Independientemente de los conflictos y enfoques nacionalistas, ambos pueblos han convivido en paz, sirviéndose de la mano de obra y/o cargado con la miseria del otro – en especial desde el terremoto -, cuando RD descuidó la agenda nacional, saturada de problemas, para asumir un papel protagónico en la crisis haitiana, rol que tenía sus límites, pero que los intereses políticos y económicos de ambas naciones obviaron.
Esto ha llevado a ambos pueblos a las puertas de enfrentamientos, con consecuencias catastróficas (para ambos), donde se vienen gestando niveles de violencia inauditos, con desprecio a la vida y a las reglas de convivencias, observándose actividades de insólita crueldad, producto de una sociedad enferma, que recibe inmigrantes procedentes de un Estado fallido-asistido, socializados en el caos, la miseria y la corrupción.
República dominicana, como receptor de migración no selectiva, sin reglas, es un país que cada día pierde las suyas. Los haitianos llegan con habilidades para defenderse, acusando la RD en los foros internacionales de “racismo estructural”, propio de toda sociedad colonizada – mientras, entre ellos, aún hablan del “hombre blanco”, recreando las diferencias y la ‘superioridad’ de la Primera nación negra.
Los grandes beneficiados de esta movilidad son los grupos económicos y políticos de ambos países. Cada vez que un haitiano sale de Haití, es un individuo menos que la clase política haitiana tiene que asumir.

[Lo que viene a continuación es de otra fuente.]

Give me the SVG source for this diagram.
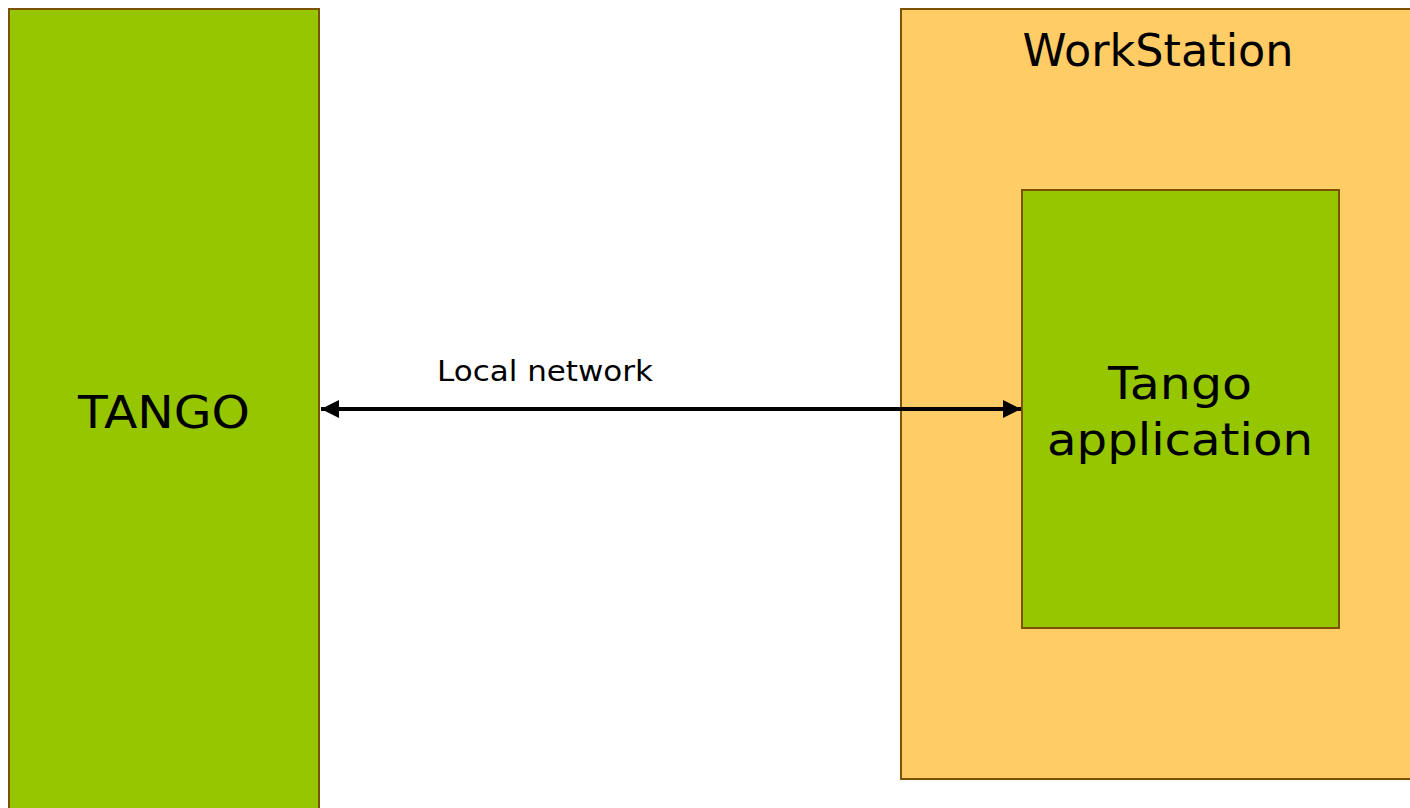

El éxodo ha dejando ese país en manos de mafias y políticos, que lo manejan cual finca a la que llegan remesas.
De continuar los flujos de haitianos sin reglas, República Dominicana corre el riesgo de ser arrastrada por la dinámica de desarrollo de la sociedad y población haitiana, que sale a exigir en otras geografías lo que deberían pedirles a sus gobernantes.
Las autoridades dominicanas deben saber que los grupos migratorios ejercen presión en las sociedades que les acogen, apropiándose de los espacios de servicios, productivos y culturales, de acuerdo a las dinámica de desarrollo de quienes les acogen. Dichos espacios pueden resultar irrecuperables, especialmente en épocas de crisis económicas o de convivencia – lo que puede conducir, entre otras cosas, a graves enfrentamientos inter étnicos.
Esta sociedad debería preguntarse si está dispuesta a seguir pagando el precio de los efectos perversos de la migración ilegal, no selectiva, y debe sopesar el aporte de los haitianos, y el precio que se viene pagando, ya que cuando un individuo se desplaza, viaja con su cultura, educación e idiosincrasia; es un proceso traumático, por corto que sea el trayecto – teniendo la necesidad de extrapolar la realidad dejada en la sociedad de acogida.